Une bonne règle de vie = Deux façon de comprendre « bonne » : soit bonne signifie efficace ; soit bonne signifie conforme au « Bien », à ce dont la raison reconnaît la valeur morale, c’est à dire soit au bonheur, soit à la vertu : une conduite est vertueuse si elle est raisonnable ; elle est raisonnable si elle est modérée et si elle n’est pas contraire aux valeurs universelles de la raison, l’honnêteté, la justice, la bienveillance envers autrui, le respect des droits universels fondamentaux, en particulier la liberté de penser, la liberté de conscience, la liberté d’expression ; le droit de propriété, la conscience que je suis une personne douée de raison, et pas une bête qui cède à ses pulsions, qu’autrui est une personne et non une chose et que je ne peux donc pas lui imposer ma volonté mais prendre en considération sa volonté ; être raisonnable signifie refuser  tout recours à  la violence.

® La question demande si la volonté d’accomplir tous mes désirs est une ligne de conduite en accord avec tous les critères d’une bonne règle de vie.

 

Problématisation

 

· D’un côté, comme on le développerait dans une première partie, vouloir accomplir tous nos désirs :

1)       est une règle qui découle du désir de plaisir commun à tous les hommes, donc naturel.

2)       si je me donne pour règle de réaliser tous mes désirs, c’est que j’accepte la discipline qu’implique la notion de règle ; vouloir accomplir tous mes désirs, en ce sens, exclut de vouloir mener une vie déréglée ;

3)       se donner pour règle d’accomplir tous ses désirs implique de faire appel à l’intelligence et au raisonnement pour réussir à avancer de désir en désir ; cela exclut de vouloir soulager des pulsions, assouvir des fantasmes, les désirs obsédants devenus des besoins dont on est dépendant et qui poussent à faire n’importe quoi plutôt qu’à agir de manière ordonnée ; il ne serait donc pas contraire à la raison de vouloir accomplir tous mes désirs.

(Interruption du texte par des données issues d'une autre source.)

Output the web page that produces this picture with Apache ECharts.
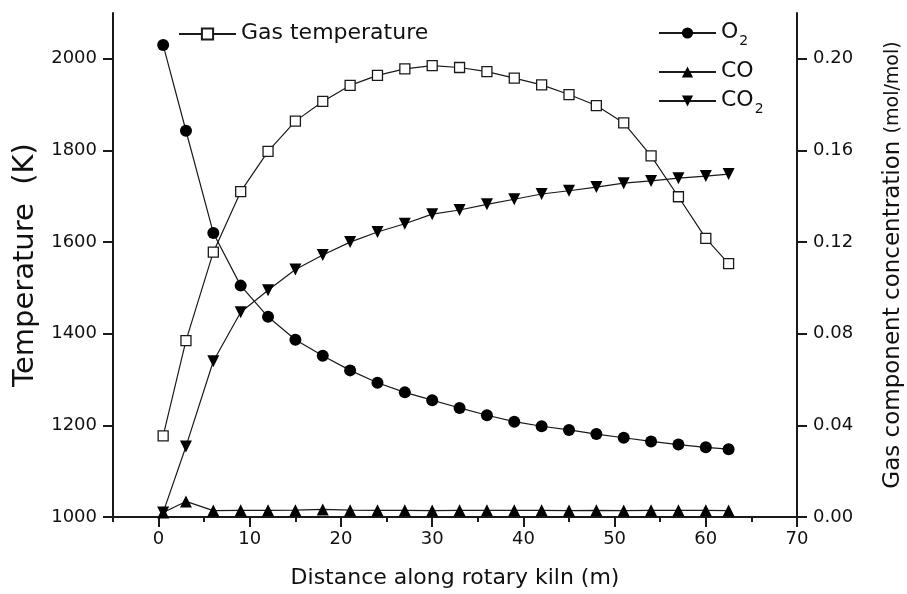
<!DOCTYPE html>
<html>
<head>
<meta charset="utf-8">
<script src="https://cdn.jsdelivr.net/npm/echarts@6/dist/echarts.min.js"></script>
<style>
  html, body { margin: 0; padding: 0; background: #fff; }
  #chart { width: 907px; height: 594px; }
</style>
</head>
<body>
<div id="chart"></div>
<script>
// Positions along the kiln (m)
const distance = [0.5, 3, 6, 9, 12, 15, 18, 21, 24, 27, 30, 33, 36, 39, 42, 45, 48, 51, 54, 57, 60, 62.5];

// Gas temperature (K)
const gasTemp = [1177, 1385, 1578, 1710, 1798, 1864, 1907, 1942, 1964, 1978, 1985, 1981, 1972, 1958, 1943, 1922, 1898, 1860, 1788, 1699, 1608, 1553];

// Gas component concentrations (mol/mol)
const o2 = [0.206, 0.1686, 0.124, 0.101, 0.0874, 0.0774, 0.0704, 0.064, 0.0586, 0.0544, 0.051, 0.0476, 0.0444, 0.0416, 0.0396, 0.038, 0.0362, 0.0346, 0.033, 0.0316, 0.0304, 0.0296];
const co = [0.002, 0.0068, 0.0028, 0.0029, 0.0029, 0.003, 0.0033, 0.003, 0.0029, 0.0029, 0.0028, 0.0029, 0.0029, 0.0029, 0.0029, 0.0028, 0.0029, 0.0028, 0.0029, 0.0029, 0.0029, 0.0028];
const co2 = [0.002, 0.0308, 0.068, 0.0894, 0.099, 0.108, 0.1144, 0.12, 0.1244, 0.128, 0.1322, 0.134, 0.1365, 0.1387, 0.141, 0.1424, 0.144, 0.1457, 0.1467, 0.1479, 0.1488, 0.1497];

// Axis ticks
const xMajorTicks = [0, 10, 20, 30, 40, 50, 60, 70];
const xMinorTicks = [-5, 5, 15, 25, 35, 45, 55, 65];
const tempTicks = [1000, 1200, 1400, 1600, 1800, 2000];
const concTicks = [0, 0.04, 0.08, 0.12, 0.16, 0.20];

const FONT = "'DejaVu Sans', 'Liberation Sans', Arial, sans-serif";
const INK = '#1a1a1a';
const TEXT = '#111';

const pairs = (ys) => distance.map((x, i) => [x, ys[i]]);

const axisLine = { show: true, onZero: false, lineStyle: { color: INK, width: 2 } };
const tickStyle = { color: INK, width: 2 };

const legendText = {
  fontFamily: FONT,
  fontSize: 22,
  color: TEXT,
  rich: {
    n: { fontFamily: FONT, fontSize: 22, color: TEXT, lineHeight: 24, verticalAlign: 'top' },
    s: { fontFamily: FONT, fontSize: 14, color: TEXT, lineHeight: 14, verticalAlign: 'top', padding: [13, 0, 0, 1] }
  }
};
const legendFormatter = (name) => {
  if (name === 'O2') return '{n|O}{s|2}';
  if (name === 'CO2') return '{n|CO}{s|2}';
  return '{n|' + name + '}';
};
const makeLegend = (name, left, top) => ({
  data: [name],
  left: left,
  top: top,
  padding: 0,
  itemWidth: 57,
  itemHeight: 14,
  itemGap: 6,
  selectedMode: false,
  formatter: legendFormatter,
  textStyle: legendText
});

const chart = echarts.init(document.getElementById('chart'), null, { renderer: 'canvas' });

chart.setOption({
  animation: false,
  backgroundColor: '#fff',
  textStyle: { fontFamily: FONT },
  grid: { left: 113, right: 110, top: 13, bottom: 77, containLabel: false, outerBoundsMode: 'none' },
  legend: [
    makeLegend('Gas temperature', 178, 22),
    makeLegend('O2', 658, 21),
    makeLegend('CO', 658, 60),
    makeLegend('CO2', 658, 89)
  ],
  xAxis: [
    {
      type: 'value',
      min: -5,
      max: 70,
      position: 'bottom',
      name: 'Distance along rotary kiln (m)',
      nameLocation: 'middle',
      nameGap: 50,
      nameTextStyle: { fontFamily: FONT, fontSize: 22, color: TEXT },
      axisLine: axisLine,
      axisTick: { show: true, customValues: xMajorTicks, length: 10, inside: false, lineStyle: tickStyle },
      axisLabel: { customValues: xMajorTicks, fontFamily: FONT, fontSize: 18, color: TEXT, margin: 13 },
      splitLine: { show: false }
    },
    {
      type: 'value',
      min: -5,
      max: 70,
      position: 'bottom',
      axisLine: { show: false, onZero: false },
      axisTick: { show: true, customValues: xMinorTicks, length: 5, inside: false, lineStyle: tickStyle },
      axisLabel: { show: false },
      splitLine: { show: false }
    }
  ],
  yAxis: [
    {
      type: 'value',
      min: 1000,
      max: 2100,
      position: 'left',
      name: 'Temperature  (K)',
      nameLocation: 'middle',
      nameRotate: 90,
      nameGap: 72,
      nameTextStyle: { fontFamily: FONT, fontSize: 29, color: TEXT },
      axisLine: axisLine,
      axisTick: { show: true, customValues: tempTicks, length: 10, inside: false, lineStyle: tickStyle },
      axisLabel: {
        customValues: tempTicks,
        fontFamily: FONT,
        fontSize: 18,
        color: TEXT,
        margin: 16,
        formatter: (v) => String(v)
      },
      splitLine: { show: false }
    },
    {
      type: 'value',
      min: 0,
      max: 0.22,
      position: 'right',
      name: '{a|Gas component concentration }{b|(mol/mol)}',
      nameLocation: 'middle',
      nameRotate: 90,
      nameGap: 85,
      nameTextStyle: {
        fontFamily: FONT,
        color: TEXT,
        rich: {
          a: { fontFamily: FONT, fontSize: 23, color: TEXT },
          b: { fontFamily: FONT, fontSize: 19, color: TEXT }
        }
      },
      axisLine: axisLine,
      axisTick: { show: true, customValues: concTicks, length: 10, inside: false, lineStyle: tickStyle },
      axisLabel: {
        customValues: concTicks,
        fontFamily: FONT,
        fontSize: 18,
        color: TEXT,
        margin: 16,
        formatter: (v) => v.toFixed(2)
      },
      splitLine: { show: false }
    }
  ],
  series: [
    {
      name: 'Gas temperature',
      type: 'line',
      xAxisIndex: 0,
      yAxisIndex: 0,
      data: pairs(gasTemp),
      symbol: 'rect',
      symbolSize: 10,
      showAllSymbol: true,
      lineStyle: { color: INK, width: 1.2 },
      itemStyle: { color: '#fff', borderColor: INK, borderWidth: 1.3 },
      z: 3
    },
    {
      name: 'O2',
      type: 'line',
      xAxisIndex: 0,
      yAxisIndex: 1,
      data: pairs(o2),
      symbol: 'circle',
      symbolSize: 12,
      showAllSymbol: true,
      lineStyle: { color: INK, width: 1.2 },
      itemStyle: { color: '#000' },
      z: 4
    },
    {
      name: 'CO',
      type: 'line',
      xAxisIndex: 0,
      yAxisIndex: 1,
      data: pairs(co),
      symbol: 'triangle',
      symbolSize: 12,
      showAllSymbol: true,
      lineStyle: { color: INK, width: 1.2 },
      itemStyle: { color: '#000' },
      z: 4
    },
    {
      name: 'CO2',
      type: 'line',
      xAxisIndex: 0,
      yAxisIndex: 1,
      data: pairs(co2),
      symbol: 'triangle',
      symbolRotate: 180,
      symbolSize: 12,
      showAllSymbol: true,
      lineStyle: { color: INK, width: 1.2 },
      itemStyle: { color: '#000' },
      z: 4
    }
  ]
});
</script>
</body>
</html>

4)       D’autre part, la volonté d’accomplir un désir décuple le sens de l’effort, le dépassement de soi, la persévérance qui est une vertu : je peux trouver la force de vaincre mes faiblesses pour accomplir un désir, comme par exemple conquérir l’amour de l’autre...la règle de vouloir accomplir tous mes désirs n’est donc par forcément contraire aux règles morales.

 

· D’un autre côté, comme on le développerait dans une seconde partie,

1)       est-ce une bonne règle de vie de poursuivre un désir dont l’accomplissement est incertain et dangereux ? C’est une règle contraires à celles qui assurent un bonheur durable et tranquille.

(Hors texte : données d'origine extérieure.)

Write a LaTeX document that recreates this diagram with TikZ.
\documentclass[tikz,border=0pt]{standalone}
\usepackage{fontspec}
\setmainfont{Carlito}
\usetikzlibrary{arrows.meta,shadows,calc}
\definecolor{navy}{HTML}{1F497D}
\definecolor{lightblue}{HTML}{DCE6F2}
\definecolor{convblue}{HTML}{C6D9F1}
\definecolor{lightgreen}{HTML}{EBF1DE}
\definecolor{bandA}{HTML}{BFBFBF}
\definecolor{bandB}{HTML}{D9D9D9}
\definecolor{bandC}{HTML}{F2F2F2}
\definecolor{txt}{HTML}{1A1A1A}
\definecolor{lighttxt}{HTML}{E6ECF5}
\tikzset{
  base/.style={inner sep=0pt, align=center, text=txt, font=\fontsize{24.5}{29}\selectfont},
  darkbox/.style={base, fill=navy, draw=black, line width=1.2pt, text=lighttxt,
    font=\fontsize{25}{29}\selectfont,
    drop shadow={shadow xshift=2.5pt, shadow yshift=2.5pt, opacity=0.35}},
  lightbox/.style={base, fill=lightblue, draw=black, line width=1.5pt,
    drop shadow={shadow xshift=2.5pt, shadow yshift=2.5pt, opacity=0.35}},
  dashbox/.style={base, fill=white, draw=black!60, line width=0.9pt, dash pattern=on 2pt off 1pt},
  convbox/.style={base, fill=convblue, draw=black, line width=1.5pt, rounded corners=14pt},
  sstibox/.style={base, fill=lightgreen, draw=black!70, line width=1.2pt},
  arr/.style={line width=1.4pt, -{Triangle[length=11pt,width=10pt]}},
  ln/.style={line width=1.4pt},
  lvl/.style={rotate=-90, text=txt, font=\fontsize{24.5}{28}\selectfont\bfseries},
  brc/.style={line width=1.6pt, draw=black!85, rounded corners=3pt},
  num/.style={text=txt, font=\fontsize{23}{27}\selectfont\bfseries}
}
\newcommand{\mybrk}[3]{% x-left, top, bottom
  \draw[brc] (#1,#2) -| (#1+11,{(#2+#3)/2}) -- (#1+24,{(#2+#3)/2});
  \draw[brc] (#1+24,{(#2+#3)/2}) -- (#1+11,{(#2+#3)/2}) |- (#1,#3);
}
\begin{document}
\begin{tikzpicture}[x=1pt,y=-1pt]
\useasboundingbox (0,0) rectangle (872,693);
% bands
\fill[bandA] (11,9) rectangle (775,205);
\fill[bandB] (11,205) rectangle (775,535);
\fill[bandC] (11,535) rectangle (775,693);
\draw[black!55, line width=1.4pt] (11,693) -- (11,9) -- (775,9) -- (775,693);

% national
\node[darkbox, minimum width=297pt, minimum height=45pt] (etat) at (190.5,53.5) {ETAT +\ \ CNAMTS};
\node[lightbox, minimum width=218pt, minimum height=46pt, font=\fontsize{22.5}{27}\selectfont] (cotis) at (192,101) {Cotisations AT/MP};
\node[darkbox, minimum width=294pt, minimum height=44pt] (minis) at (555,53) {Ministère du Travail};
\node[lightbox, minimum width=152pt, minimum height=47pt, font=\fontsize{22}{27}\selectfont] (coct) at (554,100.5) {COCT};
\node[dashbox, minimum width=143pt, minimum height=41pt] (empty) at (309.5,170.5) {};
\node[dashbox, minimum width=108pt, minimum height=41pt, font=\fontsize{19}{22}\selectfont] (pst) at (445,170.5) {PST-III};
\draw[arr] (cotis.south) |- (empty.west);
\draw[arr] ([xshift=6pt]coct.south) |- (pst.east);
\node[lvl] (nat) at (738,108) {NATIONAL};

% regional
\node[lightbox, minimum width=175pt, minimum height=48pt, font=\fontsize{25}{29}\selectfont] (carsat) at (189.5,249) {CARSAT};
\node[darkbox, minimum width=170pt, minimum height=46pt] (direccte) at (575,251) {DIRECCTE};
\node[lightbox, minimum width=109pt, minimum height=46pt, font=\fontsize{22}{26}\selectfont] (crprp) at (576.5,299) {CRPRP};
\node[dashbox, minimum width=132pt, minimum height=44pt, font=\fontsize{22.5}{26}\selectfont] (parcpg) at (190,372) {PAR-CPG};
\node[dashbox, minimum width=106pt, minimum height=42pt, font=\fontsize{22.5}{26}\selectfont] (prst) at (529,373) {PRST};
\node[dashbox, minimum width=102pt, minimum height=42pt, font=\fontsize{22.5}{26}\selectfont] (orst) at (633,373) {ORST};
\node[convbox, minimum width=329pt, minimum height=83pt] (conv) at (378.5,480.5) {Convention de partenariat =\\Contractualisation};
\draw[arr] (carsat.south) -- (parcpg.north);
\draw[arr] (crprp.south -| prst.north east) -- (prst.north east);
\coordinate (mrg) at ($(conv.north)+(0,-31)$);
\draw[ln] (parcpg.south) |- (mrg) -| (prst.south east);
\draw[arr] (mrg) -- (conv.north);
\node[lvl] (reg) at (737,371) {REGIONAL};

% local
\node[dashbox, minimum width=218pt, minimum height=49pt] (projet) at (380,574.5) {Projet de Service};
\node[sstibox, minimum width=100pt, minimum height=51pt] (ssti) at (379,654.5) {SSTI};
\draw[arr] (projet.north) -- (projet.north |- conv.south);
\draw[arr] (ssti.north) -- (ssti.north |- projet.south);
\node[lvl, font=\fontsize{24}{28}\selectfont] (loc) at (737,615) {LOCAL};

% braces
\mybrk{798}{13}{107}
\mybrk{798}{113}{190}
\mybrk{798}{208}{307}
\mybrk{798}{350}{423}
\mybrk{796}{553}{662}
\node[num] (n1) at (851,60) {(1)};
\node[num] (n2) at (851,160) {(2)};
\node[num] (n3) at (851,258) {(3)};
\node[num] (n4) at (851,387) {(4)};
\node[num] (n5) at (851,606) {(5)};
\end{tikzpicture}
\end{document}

2)       Est-ce une bonne règle de vie de vouloir accomplir un désir qui ne dépend pas entièrement de moi, c’est à dire de ma volonté ? L’accomplissement des désirs qui ne dépendent pas de moi est voué à l’échec.

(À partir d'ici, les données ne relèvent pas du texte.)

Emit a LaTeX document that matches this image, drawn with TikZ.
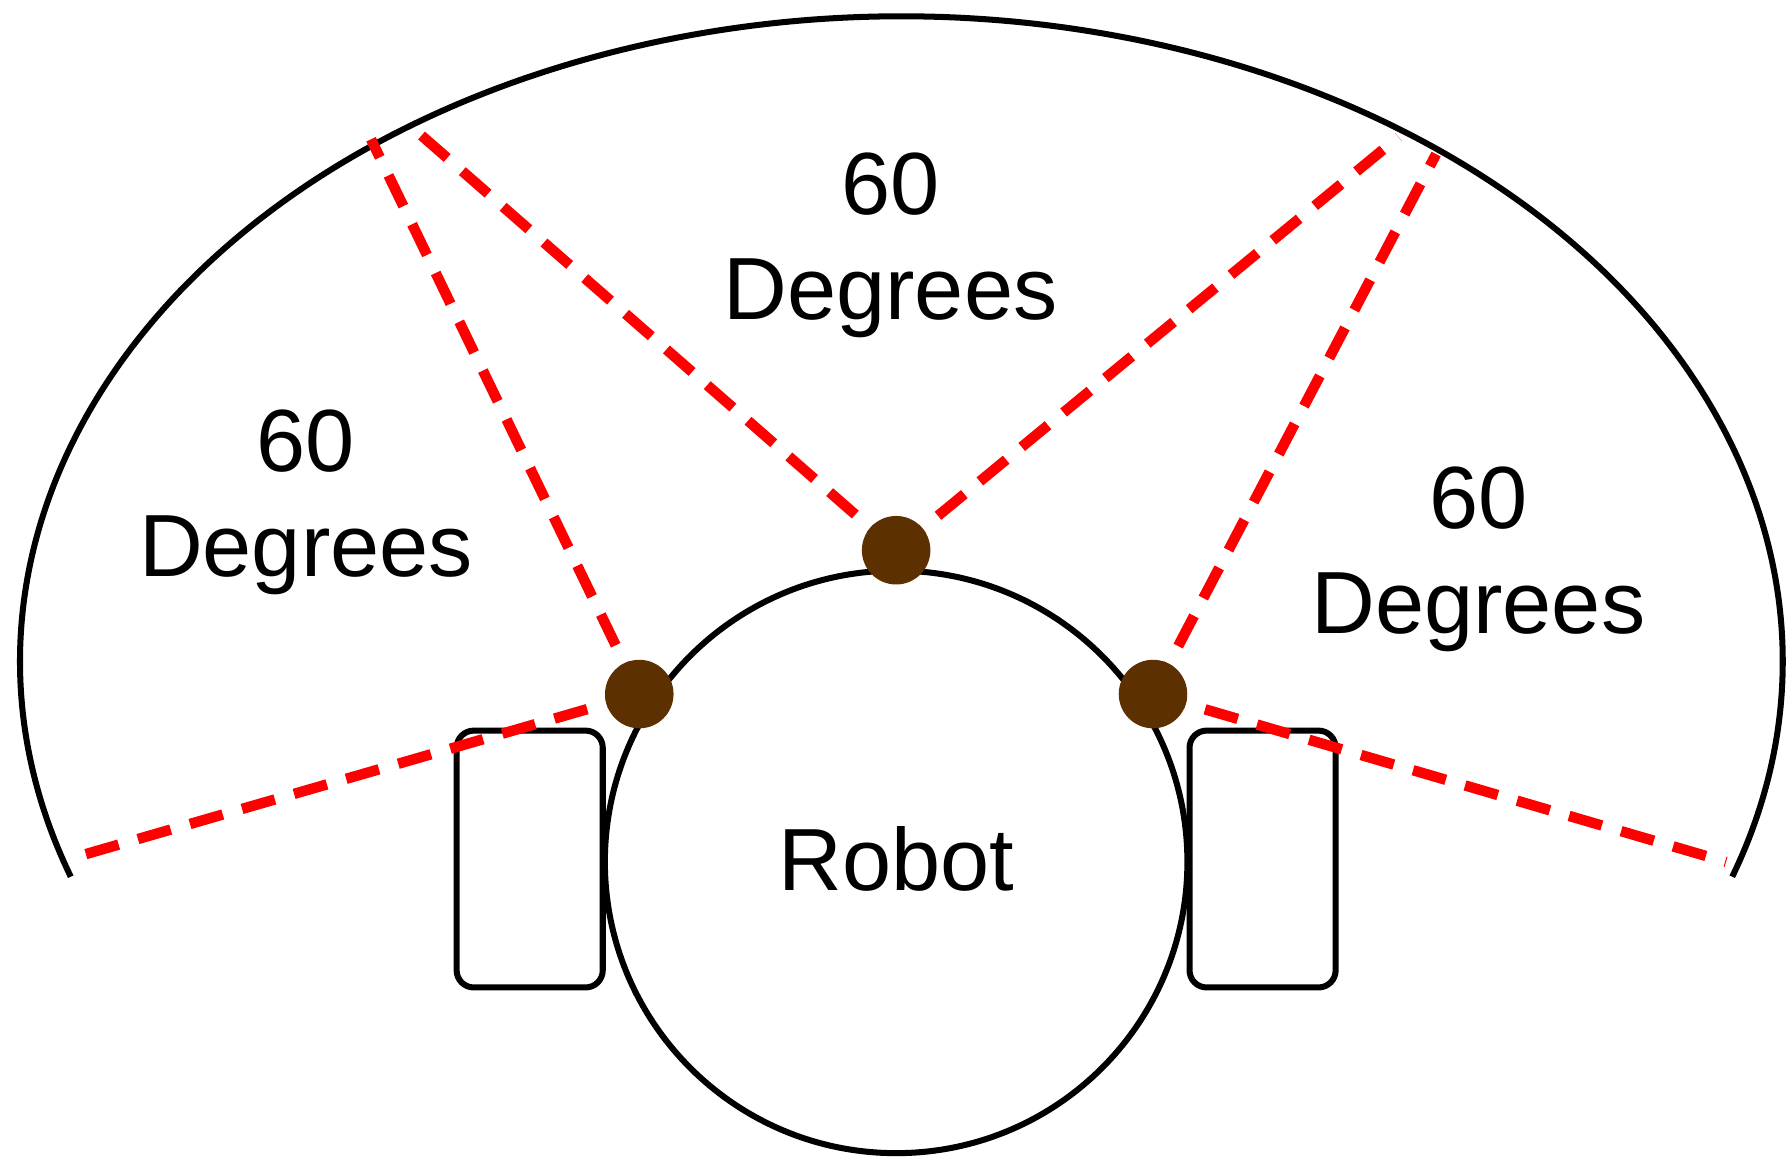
\documentclass[tikz,border=0pt]{standalone}
\usepackage{fontspec}
\setmainfont{Liberation Sans}
\definecolor{sensor}{HTML}{5C3000}
\begin{document}
\begin{tikzpicture}[x=0.01cm,y=-0.01cm,
  outline/.style={line width=1.5pt,black},
  ray/.style={line width=2.6pt,red,dash pattern=on 8.5pt off 5pt},
  dot/.style={circle,fill=sensor,minimum size=0.6cm,inner sep=0pt},
  lbl/.style={font=\fontsize{22}{26}\selectfont,align=center}]
\useasboundingbox (0,0) rectangle (1568,1028);
% field of view
\draw[outline] (62,768) arc[start angle=160.5,end angle=379.5,x radius=772,y radius=565];
% robot body and wheels
\node[outline,draw,circle,minimum size=5.1cm,inner sep=0pt] (robot) at (785,755) {};
\node[lbl] at (785,752) {Robot};
\draw[outline,rounded corners=0.15cm,fill=white] (400,640) rectangle (528,865);
\draw[outline,rounded corners=0.15cm,fill=white] (1042,640) rectangle (1170,865);
% sensor positions
\coordinate (sl) at (560,608);
\coordinate (sc) at (785,482);
\coordinate (sr) at (1010,608);
\coordinate (l1) at (325,122); \coordinate (l2) at (62,752);
\coordinate (c1) at (365,115); \coordinate (c2) at (1225,120);
\coordinate (r1) at (1258,135); \coordinate (r2) at (1512,755);
\draw[ray] (sl) -- (l1); \draw[ray] (sl) -- (l2);
\draw[ray] (sc) -- (c1); \draw[ray] (sc) -- (c2);
\draw[ray] (sr) -- (r1); \draw[ray] (sr) -- (r2);
\node[dot] (dl) at (sl) {};
\node[dot] (dc) at (sc) {};
\node[dot] (dr) at (sr) {};
% labels
\node[lbl] (tc) at (780,215) {60\\Degrees};
\node[lbl] (tl) at (268,440) {60\\Degrees};
\node[lbl] (tr) at (1295,490) {60\\Degrees};
\end{tikzpicture}
\end{document}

3)       M’obstiner à accomplir des désirs qui ne dépendent pas de moi revient à négliger ma faculté de choisir quels désirs je veux et je peux réaliser.

4)       D’autre part, Est-ce une bonne règle de vie de vouloir accomplir tous mes désirs si pour y parvenir, je ne recule devant aucun moyen : La recherche de l’efficacité ne risque-t-elle pas d’être contraire à la recherche du bien ? Exemple : le désir de conquérir le pouvoir, le désir de richesse qui ne reculeraient devant aucun moyen d’écarter les rivaux, ni devant la flatterie, ni devant la corruption...

 

® Problème : Il apparaît que vouloir accomplir tous nos désirs est bien une règle de vie ; mais ce n’est pas nécessairement une « bonne » règle de vie car elle peut être contraire soit à la recherche du bonheur, soit à celle de la vertu.  Le problème ne réside-t-il pas dans la volonté d’accomplir « tous » nos désirs ?

 

Solution proposée

 

Vouloir accomplir tous nos désirs : Une bonne règle de vie  si cela ne veut pas dire accomplir n’importe quel désir mais consiste à bien choisir les désirs qui sont dignes d’être accomplis pour être heureux tout en se conduisant bien…

 

Citation de Descartes à l’appui : « l’erreur qu’on a coutume de commettre (en ce qui concerne l’accomplissement des désirs ) n'est jamais qu'on désire trop, c'est seulement qu'on désire trop peu ; et le souverain  remède  contre cela est (…)  de tâcher de connaître bien clairement et de considérer avec attention la bonté  de ce qui est à désirer ».